English determina que o ideal é trabalhar com 6 ou 7 fatores/ perspectivas no Mapa Mental Integrado e no Problem Space Diagram. Esse número é o máximo de amplitude cognitiva suportado para trazer eficiência no processo de inovação, sem prejudicar o lado psicológico das pessoas.
Cada 'cornerstone' pode referir diretamente a um dos valores (funcional, experiencial ou de significado social) ou a fatores correlacionados e que são importantes para o processo de desenvolvimento do produto.
O impacto do Multiple Perspective Problem Framing nos negócios
Se por um lado o design e a experiência do usuário deixam de ser vistos apenas como soluções estéticas e visuais, por outro lado a sua influência na estratégia das empresas aumenta.
Nós já escrevemos artigos abordando essa importância do UX nos negócios:
Ao optar por uma abordagem múltipla, como a Multiple Perspective Problem Framing, é possível considerar diversas perspectivas que ajudam o negócio, sem deixar de lado as questões funcionais e de experiência do usuário.
Nesse sentido, utilizar o Mapa Mental Integrado considerando questões estratégicas para o negócio é importante para que o processo de inovação seja sustentável e traga benefícios para as empresas.
Jay Galbraith (1995) montou um modelo que chamou de Star Model, em que categoriza 5 políticas essenciais dentro de um conceito que chamou de Design Organizacional.
Cada uma dessas políticas pode servir como uma perspectiva diferente dentro do Mapa Mental Integrado e do Problem Space Diagram, de Stuart English.

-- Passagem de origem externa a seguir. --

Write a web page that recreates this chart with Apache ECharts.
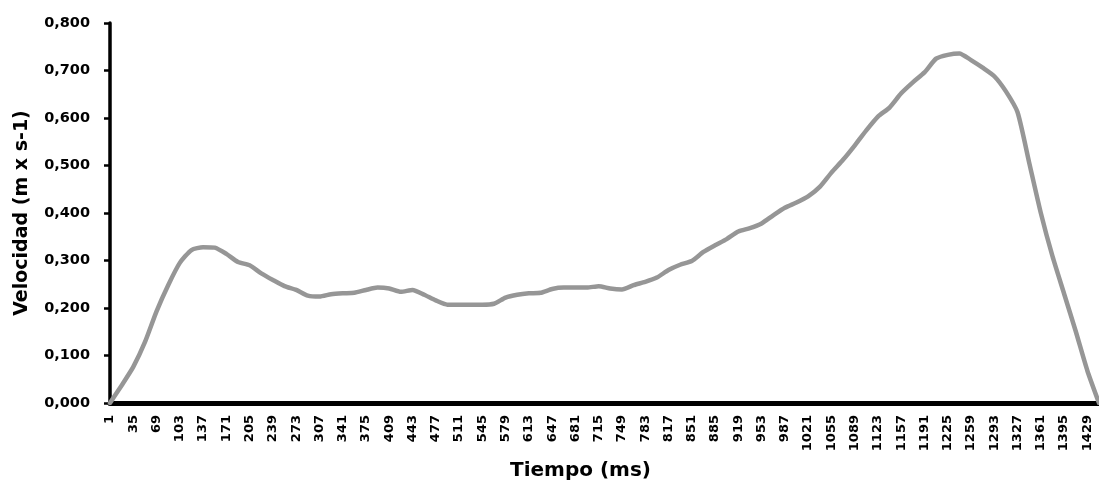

São eles:
- Estratégia: relacionada ao direcionamento da empresa;
- Estrutura: relacionado ao organograma e onde são feitas as tomadas de decisão;
- Processos: relacionado ao processo de fluxo de informação;
- Recompensa: relacionado à motivação das pessoas que trabalham na empresa;
- Pessoas: relacionado às definições de mentalidade e habilidades dos funcionários.
Esses fatores por si só já estabelecem um Mapa Mental Integrado. No entanto, é possível combinar esses fatores com outras características organizacionais mais voltadas para a performance, como por exemplo as listadas por De Waal (2006):
- Design Organizacional;
- Estratégia;
- Processos organizacionais;
- Tecnologia;
- Liderança;
- Indivíduos e Papéis;
- Cultura;
- Ambiente.
Ou ainda com qualquer outra perspectiva que faça sentido para a empresa que desenvolve o produto.
A questão importante é utilizar esses diversos pontos de vista, juntamente com o Multiple Perspective Problem Framing, Problem Space Diagram e o Mapa Mental Integrado para identificar problemas e encontrar soluções que satisfaçam os objetivos do negócio, sem prejudicar as questões de design funcional, visual e de experiência do usuário.
Tal abordagem múltipla é poderosa para processos de inovação disruptivos e alavancar os resultados das empresas. Stuart English, inclusive, aplica o MPPF desde 2002 e com isso já ajudou diversas empresas a criarem novos produtos, resultando num grande portfólio de propriedade intelectual.
Considerações finais
Embora o Multiple Perspective Problem Framing seja uma abordagem muito poderosa para o processo de inovação, não quer dizer que os outros métodos sejam ineficazes ou inferiores.
Portanto, cada metodologia tem os seus prós e contras e cabe ao designer entender quais as necessidades e objetivos melhor se adequam ao projeto.